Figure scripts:

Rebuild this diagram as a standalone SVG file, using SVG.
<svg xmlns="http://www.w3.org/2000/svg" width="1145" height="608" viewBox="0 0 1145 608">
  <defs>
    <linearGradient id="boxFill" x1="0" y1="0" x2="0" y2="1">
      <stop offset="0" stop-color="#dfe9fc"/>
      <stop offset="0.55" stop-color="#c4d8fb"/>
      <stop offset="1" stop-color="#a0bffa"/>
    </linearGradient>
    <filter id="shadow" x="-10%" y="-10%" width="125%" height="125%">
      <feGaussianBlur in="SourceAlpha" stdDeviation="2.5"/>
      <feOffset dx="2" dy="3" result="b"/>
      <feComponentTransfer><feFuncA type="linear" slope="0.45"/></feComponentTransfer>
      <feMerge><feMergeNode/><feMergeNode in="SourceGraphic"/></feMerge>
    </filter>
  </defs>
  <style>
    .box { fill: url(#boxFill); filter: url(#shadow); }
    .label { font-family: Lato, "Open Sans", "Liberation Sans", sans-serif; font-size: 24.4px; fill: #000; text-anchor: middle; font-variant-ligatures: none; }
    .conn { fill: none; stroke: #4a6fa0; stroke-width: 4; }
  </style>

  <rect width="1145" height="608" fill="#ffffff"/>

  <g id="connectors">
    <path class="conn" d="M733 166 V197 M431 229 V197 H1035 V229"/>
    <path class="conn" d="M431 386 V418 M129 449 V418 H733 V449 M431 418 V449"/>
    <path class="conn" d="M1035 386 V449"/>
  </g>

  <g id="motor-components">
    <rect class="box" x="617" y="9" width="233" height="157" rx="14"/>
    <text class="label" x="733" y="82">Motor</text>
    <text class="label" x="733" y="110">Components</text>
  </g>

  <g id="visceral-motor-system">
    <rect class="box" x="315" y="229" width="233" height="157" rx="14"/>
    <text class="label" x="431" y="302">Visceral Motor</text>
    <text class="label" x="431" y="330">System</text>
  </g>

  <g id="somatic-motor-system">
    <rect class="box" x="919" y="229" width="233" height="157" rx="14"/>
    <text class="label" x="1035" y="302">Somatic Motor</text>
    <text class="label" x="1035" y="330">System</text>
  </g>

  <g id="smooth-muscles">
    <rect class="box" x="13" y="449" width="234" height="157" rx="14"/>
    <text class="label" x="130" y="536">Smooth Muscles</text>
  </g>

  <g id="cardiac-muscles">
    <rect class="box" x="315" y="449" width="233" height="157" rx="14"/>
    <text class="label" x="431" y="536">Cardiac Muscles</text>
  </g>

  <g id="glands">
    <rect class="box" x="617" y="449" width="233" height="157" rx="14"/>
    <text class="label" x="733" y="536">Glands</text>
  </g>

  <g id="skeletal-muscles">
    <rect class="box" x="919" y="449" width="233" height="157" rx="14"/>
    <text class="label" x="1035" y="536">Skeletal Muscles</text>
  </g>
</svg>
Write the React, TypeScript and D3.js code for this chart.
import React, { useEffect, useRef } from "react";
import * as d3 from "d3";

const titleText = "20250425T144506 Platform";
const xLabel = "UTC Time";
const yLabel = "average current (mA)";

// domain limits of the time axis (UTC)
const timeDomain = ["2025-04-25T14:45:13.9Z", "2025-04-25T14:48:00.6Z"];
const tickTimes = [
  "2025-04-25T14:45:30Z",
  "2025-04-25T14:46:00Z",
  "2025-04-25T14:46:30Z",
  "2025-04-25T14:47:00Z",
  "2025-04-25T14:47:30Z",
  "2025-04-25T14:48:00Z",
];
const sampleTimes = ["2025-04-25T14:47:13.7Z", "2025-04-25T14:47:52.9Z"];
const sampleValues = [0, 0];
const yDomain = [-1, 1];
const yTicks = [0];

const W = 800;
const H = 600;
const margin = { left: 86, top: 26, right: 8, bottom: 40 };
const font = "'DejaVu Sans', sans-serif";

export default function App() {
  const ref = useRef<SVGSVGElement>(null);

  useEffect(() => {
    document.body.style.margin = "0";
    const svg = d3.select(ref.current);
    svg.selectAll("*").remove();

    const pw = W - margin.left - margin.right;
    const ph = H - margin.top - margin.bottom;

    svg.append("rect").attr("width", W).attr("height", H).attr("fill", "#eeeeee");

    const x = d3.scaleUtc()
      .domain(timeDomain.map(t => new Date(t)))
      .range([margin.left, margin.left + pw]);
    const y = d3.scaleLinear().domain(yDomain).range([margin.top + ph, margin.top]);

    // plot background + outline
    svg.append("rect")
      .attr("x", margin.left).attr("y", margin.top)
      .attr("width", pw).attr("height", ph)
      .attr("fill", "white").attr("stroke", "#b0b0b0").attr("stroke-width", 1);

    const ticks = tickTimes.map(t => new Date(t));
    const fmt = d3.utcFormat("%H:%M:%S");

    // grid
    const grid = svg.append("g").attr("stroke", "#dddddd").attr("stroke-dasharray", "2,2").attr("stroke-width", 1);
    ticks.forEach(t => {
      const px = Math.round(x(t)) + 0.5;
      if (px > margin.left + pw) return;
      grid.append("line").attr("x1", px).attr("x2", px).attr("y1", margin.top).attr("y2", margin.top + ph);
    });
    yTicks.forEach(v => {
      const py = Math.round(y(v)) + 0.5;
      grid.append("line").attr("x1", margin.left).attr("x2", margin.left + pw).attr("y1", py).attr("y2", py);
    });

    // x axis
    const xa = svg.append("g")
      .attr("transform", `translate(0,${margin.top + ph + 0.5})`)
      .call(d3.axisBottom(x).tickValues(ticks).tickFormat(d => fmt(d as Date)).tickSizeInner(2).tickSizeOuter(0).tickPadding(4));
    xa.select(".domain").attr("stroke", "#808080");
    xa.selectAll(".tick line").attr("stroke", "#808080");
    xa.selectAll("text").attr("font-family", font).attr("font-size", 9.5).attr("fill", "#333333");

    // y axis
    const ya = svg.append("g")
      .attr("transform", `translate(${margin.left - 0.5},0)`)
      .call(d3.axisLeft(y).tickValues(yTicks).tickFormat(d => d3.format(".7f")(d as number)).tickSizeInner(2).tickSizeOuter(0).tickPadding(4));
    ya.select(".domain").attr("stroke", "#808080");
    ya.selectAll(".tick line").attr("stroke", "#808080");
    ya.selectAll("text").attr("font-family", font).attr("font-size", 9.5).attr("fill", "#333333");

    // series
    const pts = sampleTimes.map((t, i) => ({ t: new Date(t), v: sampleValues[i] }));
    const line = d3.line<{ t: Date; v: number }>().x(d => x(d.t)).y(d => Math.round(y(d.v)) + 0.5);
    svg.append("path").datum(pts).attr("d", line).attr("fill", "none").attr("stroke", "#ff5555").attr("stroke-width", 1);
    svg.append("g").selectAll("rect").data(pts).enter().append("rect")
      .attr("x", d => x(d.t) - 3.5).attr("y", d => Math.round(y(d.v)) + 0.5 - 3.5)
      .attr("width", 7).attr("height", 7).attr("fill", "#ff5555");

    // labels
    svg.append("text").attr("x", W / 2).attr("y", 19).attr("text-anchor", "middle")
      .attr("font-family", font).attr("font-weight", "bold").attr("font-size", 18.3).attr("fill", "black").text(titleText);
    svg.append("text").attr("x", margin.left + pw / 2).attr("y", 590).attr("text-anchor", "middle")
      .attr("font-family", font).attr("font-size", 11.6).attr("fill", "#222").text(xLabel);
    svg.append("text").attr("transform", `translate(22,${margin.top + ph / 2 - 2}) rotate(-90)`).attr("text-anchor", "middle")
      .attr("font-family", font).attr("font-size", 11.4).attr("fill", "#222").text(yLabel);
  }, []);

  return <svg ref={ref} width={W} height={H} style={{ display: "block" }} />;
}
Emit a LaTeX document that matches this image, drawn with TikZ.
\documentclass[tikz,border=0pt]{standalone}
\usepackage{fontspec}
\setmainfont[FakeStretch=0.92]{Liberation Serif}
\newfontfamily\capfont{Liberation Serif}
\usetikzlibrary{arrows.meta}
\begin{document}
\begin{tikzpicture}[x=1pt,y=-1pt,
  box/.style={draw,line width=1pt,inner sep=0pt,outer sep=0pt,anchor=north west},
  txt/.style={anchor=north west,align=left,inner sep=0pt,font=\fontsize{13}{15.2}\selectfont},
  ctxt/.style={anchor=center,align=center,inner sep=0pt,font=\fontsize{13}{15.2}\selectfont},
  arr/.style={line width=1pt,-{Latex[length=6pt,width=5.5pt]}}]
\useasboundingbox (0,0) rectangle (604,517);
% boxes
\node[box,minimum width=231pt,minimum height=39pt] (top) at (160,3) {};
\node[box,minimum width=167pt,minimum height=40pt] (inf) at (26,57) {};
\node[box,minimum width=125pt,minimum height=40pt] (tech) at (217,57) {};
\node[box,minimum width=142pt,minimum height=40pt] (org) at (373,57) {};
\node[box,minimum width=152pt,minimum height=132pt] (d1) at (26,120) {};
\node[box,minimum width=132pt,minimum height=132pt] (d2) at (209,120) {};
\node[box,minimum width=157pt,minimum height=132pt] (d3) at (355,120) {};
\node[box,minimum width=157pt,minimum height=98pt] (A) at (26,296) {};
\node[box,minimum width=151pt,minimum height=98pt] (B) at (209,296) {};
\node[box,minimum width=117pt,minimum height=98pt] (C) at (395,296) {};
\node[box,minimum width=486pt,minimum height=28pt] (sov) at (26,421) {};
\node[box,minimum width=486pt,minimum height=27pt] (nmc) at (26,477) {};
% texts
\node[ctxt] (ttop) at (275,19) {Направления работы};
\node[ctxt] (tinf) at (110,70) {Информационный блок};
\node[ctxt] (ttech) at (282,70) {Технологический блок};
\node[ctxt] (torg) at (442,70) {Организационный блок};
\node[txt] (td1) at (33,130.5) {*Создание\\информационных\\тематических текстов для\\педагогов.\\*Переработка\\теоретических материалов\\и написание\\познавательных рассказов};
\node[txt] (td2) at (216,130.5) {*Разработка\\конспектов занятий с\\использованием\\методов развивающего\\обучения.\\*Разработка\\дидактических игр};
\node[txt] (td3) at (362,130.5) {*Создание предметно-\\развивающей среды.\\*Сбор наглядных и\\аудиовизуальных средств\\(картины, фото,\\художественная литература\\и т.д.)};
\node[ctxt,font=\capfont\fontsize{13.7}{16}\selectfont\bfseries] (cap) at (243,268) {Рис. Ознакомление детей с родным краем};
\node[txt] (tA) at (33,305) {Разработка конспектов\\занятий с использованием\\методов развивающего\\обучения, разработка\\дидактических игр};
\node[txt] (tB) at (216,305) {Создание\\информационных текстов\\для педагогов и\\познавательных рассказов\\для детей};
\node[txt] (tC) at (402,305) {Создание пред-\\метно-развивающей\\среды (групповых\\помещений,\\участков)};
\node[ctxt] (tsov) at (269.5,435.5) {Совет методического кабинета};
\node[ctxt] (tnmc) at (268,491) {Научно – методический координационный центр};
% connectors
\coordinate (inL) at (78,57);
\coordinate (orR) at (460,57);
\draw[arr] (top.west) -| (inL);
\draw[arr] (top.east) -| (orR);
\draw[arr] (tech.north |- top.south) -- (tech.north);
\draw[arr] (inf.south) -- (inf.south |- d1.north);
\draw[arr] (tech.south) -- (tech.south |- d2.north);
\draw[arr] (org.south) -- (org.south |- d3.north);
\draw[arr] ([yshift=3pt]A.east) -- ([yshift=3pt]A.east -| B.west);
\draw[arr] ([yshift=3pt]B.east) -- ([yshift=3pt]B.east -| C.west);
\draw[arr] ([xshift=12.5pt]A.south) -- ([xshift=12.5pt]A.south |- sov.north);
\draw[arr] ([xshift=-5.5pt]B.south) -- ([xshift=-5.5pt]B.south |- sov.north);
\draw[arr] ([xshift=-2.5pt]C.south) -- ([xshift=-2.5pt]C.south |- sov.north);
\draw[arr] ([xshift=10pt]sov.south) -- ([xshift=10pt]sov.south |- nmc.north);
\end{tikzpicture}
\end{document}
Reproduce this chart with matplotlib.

- **TO DO**: Starting at the line that holds "Write the React, TypeScript", copy each line exactly and stop after the line that holds "const yTicks = [0];".

- **WRITTEN SOLUTION**:
Write the React, TypeScript and D3.js code for this chart.
import React, { useEffect, useRef } from "react";
import * as d3 from "d3";

const titleText = "20250425T144506 Platform";
const xLabel = "UTC Time";
const yLabel = "average current (mA)";

// domain limits of the time axis (UTC)
const timeDomain = ["2025-04-25T14:45:13.9Z", "2025-04-25T14:48:00.6Z"];
const tickTimes = [
  "2025-04-25T14:45:30Z",
  "2025-04-25T14:46:00Z",
  "2025-04-25T14:46:30Z",
  "2025-04-25T14:47:00Z",
  "2025-04-25T14:47:30Z",
  "2025-04-25T14:48:00Z",
];
const sampleTimes = ["2025-04-25T14:47:13.7Z", "2025-04-25T14:47:52.9Z"];
const sampleValues = [0, 0];
const yDomain = [-1, 1];
const yTicks = [0];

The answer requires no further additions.